La seconde catégorie concerne des métiers en tension "à anticiper". Ces métiers ne rencontrent pas spécialement de problèmes actuellement mais les entreprises pourraient en connaître. Il s'agit par exemple des ouvriers qualifiés de la manutention, des agents d'entretien ou des ouvriers du textile et du cuir. Ces déséquilibres pourraient se résorber par la capacité à attirer les chômeurs et les salariés exerçant un autre métier, les inactifs ou les immigrés expliquent les auteurs de cette vaste étude. D'autres métiers nécessitant des compétences techniques devraient encore connaître de fortes tensions comme les ouvriers qualifiés travaillant le métal, les techniciens et cadres du bâtiment.
A l'opposé, les tensions sur certains métiers pourraient s'infléchir comme chez les employés et agents de maîtrise de l'hôtellerie-restauration, les coiffeurs et esthéticiens, les techniciens de la banque et des assurances et les employés de la comptabilité.

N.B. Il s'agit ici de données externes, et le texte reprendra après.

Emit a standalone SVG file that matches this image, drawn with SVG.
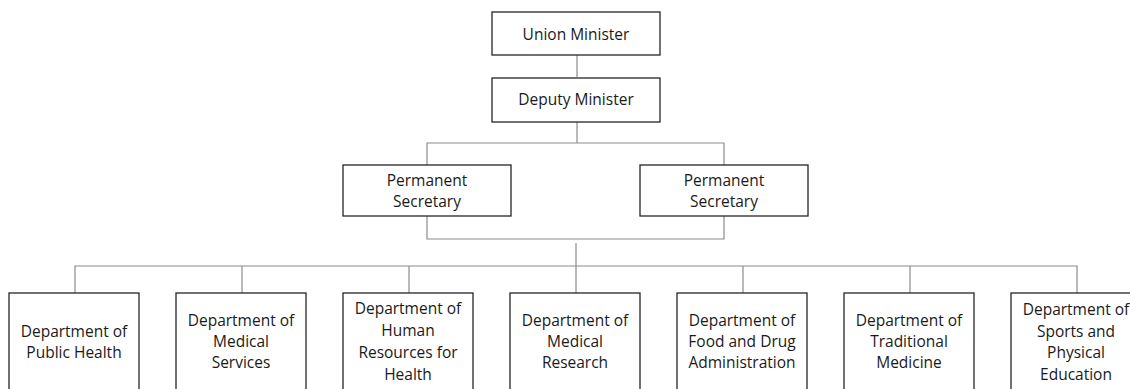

200.000 créations de postes liés la transition écologique
La crise climatique pourrait engendrer de nombreuses créations de postes d'ici 10 ans. Le scénario national bas carbone (SNBC) et les objectifs de réduction des émissions doivent entraîner une hausse des investissements dans des secteurs clés estimé à un point de PIB chaque année, soit environ 10 milliards sachant que des économistes estiment que les investissement nécessaires seraient bien supérieurs pour respecter les accords de Paris conclus en 2015.
"L'atteinte des objectifs bas carbone d'ici 2030 permet de valoriser certains secteurs comme dans la construction qui devrait créer 100.000 emplois avec la rénovation énergétique des bâtiments. Il n'y a pas de métiers dits 'verts' dans notre nomenclature. En revanche, il y a des métiers verdissants comme le personnel d'étude et de recherche pour faire de l'innovation verte", a expliqué Cécile Jolly de France Stratégie.

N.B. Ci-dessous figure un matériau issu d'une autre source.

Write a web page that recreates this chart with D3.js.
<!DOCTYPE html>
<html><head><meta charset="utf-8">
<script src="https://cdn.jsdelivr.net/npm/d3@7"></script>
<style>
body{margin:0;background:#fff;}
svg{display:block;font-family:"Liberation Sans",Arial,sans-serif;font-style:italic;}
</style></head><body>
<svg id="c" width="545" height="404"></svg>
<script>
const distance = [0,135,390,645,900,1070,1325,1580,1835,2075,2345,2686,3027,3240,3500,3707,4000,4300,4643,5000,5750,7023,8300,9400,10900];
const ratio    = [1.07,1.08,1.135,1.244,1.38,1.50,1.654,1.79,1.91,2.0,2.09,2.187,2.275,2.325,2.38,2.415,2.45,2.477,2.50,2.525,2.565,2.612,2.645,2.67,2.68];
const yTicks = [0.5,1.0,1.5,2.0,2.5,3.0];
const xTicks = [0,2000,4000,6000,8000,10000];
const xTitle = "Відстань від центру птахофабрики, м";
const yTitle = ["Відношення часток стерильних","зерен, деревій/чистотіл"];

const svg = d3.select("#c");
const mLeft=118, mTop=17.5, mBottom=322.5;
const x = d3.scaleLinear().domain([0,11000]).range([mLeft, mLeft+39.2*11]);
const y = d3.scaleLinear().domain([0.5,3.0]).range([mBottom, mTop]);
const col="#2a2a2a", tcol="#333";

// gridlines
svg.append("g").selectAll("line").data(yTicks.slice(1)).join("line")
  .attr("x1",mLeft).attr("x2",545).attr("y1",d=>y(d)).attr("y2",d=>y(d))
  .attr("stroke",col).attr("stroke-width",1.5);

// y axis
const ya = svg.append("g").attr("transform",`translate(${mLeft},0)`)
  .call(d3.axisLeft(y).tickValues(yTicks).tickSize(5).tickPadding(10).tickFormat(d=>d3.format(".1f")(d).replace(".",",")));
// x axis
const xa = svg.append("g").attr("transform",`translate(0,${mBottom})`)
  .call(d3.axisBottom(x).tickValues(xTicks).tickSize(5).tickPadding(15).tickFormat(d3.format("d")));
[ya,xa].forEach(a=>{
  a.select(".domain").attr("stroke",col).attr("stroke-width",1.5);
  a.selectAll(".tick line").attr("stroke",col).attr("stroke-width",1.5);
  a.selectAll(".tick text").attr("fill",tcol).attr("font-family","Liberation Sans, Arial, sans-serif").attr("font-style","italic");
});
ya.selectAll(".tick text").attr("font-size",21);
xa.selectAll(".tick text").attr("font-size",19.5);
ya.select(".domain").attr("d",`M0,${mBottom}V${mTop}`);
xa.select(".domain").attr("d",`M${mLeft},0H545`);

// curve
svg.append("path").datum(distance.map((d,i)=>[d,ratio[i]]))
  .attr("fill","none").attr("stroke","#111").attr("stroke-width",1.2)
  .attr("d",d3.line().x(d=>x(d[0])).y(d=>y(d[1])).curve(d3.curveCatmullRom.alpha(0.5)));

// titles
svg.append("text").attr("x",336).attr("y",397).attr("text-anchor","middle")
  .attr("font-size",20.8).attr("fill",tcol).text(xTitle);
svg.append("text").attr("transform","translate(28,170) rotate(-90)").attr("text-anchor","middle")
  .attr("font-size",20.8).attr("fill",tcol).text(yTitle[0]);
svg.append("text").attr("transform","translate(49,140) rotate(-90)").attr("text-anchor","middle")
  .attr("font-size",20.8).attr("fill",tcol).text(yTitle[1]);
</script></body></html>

Dans ce contexte, les experts de France Stratégie et du ministère du Travail tablent sur 120.000 créations de postes supplémentaires dans le bâtiment, 45.000 emplois dans les activités juridiques et le conseil, 15.000 emplois dans la recherche et le développement et 15.000 emplois dans l'agriculture. Au total, 200.000 emplois pourraient être crées. La nécessité d'accélérer la formation dans les métiers de la transition écologique devient urgente.